# Here goes



## Diesel92 (Nov 14, 2022)

This is my first post with any of this kind of stuff. The pictures are from today 11/14/22 weight 332. 


I have been training bodybuilding arnold splits for about 8 weeks (chest/back, shoulders/arms, legs.) Prior to this journey I was mostly training powerlifting and strongman and competed in an amateur strongman 3 years ago at 365 pounds. My goal is to shred 100+ pounds depending on my physique and compete in bodybuilding/powerlifting at 220-240. My nutrition is 2268 calories 40/40/20 but have a hard time staying consistent. Really working on discipline in the kitchen and so far today has been on track.


----------



## eazy (Nov 14, 2022)

following along


----------



## IronSoul (Nov 14, 2022)

Following, wish you the best on your journey. 


Sent from my iPhone using Tapatalk


----------



## CJ (Nov 14, 2022)

You got this bud. Just bold on, be consistent, and solidify better nutrition habits.


----------



## SFGiants (Nov 14, 2022)

All I got is don't give up on squats and deadlifts, that's where you'll burn and earn. Dial in nutrition and just keep going.

Possibly for your goals don't max under 3 reps in squats and pulls, try to keep them around 4 to 6 reps, go more reps on the other stuff but keep squats and pulls somewhat on the heavier side.


----------



## Diesel92 (Nov 14, 2022)

SFGiants said:


> All I got is don't give up on squats and deadlifts, that's where you'll burn and earn. Dial in nutrition and just keep going.
> 
> Possibly for your goals don't max under 3 reps in squats and pulls, try to keep them around 4 to 6 reps, go more reps on the other stuff but keep squats and pulls somewhat on the heavier side.



Thanks bro at this time I’m really focusing on hypertrophy, still doing squats and deads just higher reps like 8-12 lower weight obviously like 275 deads and 225 squats. Once I am cut where I wanna be I’ll be strength training again just want to reach my peak physique rn.

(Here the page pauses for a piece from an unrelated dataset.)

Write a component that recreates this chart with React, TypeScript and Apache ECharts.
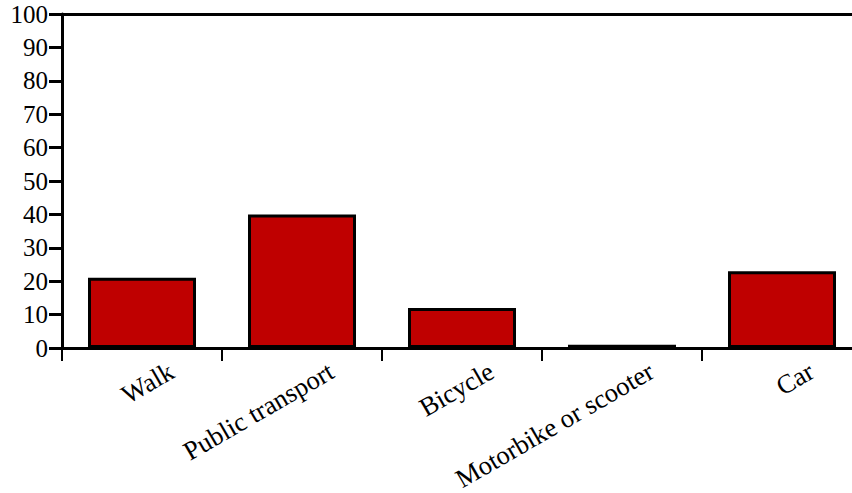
import React, { useEffect, useRef } from "react";
import * as echarts from "echarts";

const categories = ["Walk", "Public transport", "Bicycle", "Motorbike or scooter", "Car"];
const values = [21, 40, 12, 1, 23];
const yTicks = { min: 0, max: 100, interval: 10 };

const FONT = "'Liberation Serif', 'Times New Roman', serif";

export default function App() {
  const ref = useRef<HTMLDivElement>(null);
  useEffect(() => {
    if (!ref.current) return;
    const chart = echarts.init(ref.current, undefined, { renderer: "svg" });
    chart.setOption({
      animation: false,
      grid: { left: 62, top: 14, bottom: 145, width: 800, outerBoundsMode: "none", containLabel: false },
      xAxis: [
        {
          type: "category",
          data: categories,
          position: "bottom",
          axisLine: { show: true, lineStyle: { color: "#000", width: 3 } },
          axisTick: { show: true, length: 13, lineStyle: { color: "#000", width: 2 } },
          axisLabel: {
            interval: 0,
            rotate: 30,
            margin: 38,
            padding: [0, -34, 0, 0],
            fontSize: 26.5,
            fontFamily: FONT,
            color: "#000",
          },
        },
        {
          type: "category",
          data: categories,
          position: "top",
          axisLine: { show: true, lineStyle: { color: "#000", width: 3 } },
          axisTick: { show: false },
          axisLabel: { show: false },
        },
      ],
      yAxis: {
        type: "value",
        min: yTicks.min,
        max: yTicks.max,
        interval: yTicks.interval,
        axisLine: { show: true, lineStyle: { color: "#000", width: 3 } },
        axisTick: { show: true, length: 13, lineStyle: { color: "#000", width: 3 } },
        splitLine: { show: false },
        axisLabel: { margin: 14, fontSize: 25, fontFamily: FONT, color: "#000" },
      },
      series: [
        {
          type: "bar",
          data: values,
          barCategoryGap: "32.5%",
          itemStyle: { color: "#bf0000", borderColor: "#000", borderWidth: 3 },
        },
      ],
    });
    return () => chart.dispose();
  }, []);
  return <div ref={ref} style={{ width: 852, height: 493, position: "absolute", left: 0, top: 0 }} />;
}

Sent from my iPhone using Tapatalk


----------



## SFGiants (Nov 14, 2022)

Diesel92 said:


> Thanks bro at this time I’m really focusing on hypertrophy, still doing squats and deads just higher reps like 8-12 lower weight obviously like 275 deads and 225 squats. Once I am cut where I wanna be I’ll be strength training again just want to reach my peak physique rn.
> 
> 
> Sent from my iPhone using Tapatalk


You can do both with lower by mixing it up.


----------



## DF (Nov 14, 2022)

Best of luck!


----------



## Sven Northman (Nov 14, 2022)

Welcome


----------



## snake (Nov 14, 2022)

SFGiants said:


> All I got is don't give up on squats and deadlifts, that's where you'll burn and earn.

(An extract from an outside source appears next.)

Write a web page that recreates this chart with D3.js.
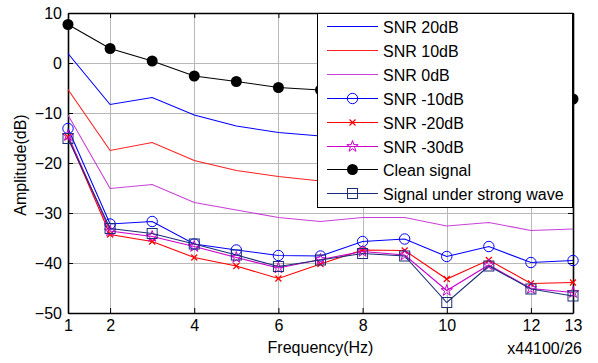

Leg extensions and leg curls are enough, you don't need to squat.

Ok SFG knows I'm fuukin with him.  😂


Short of reps and some different angles, BBing and PLing are close. The diet part is more demanding with BBing but it doesn't have to be bad until sub 12% BF.

Best wishes and let me know if I can ever help.


----------



## Oakley6575 (Nov 14, 2022)

In for the journey! Build a diet plan that you like and can eat on a daily basis and the process will be much easier for you. 

Looks like you have a decent build under the fat. Stay consistent.


----------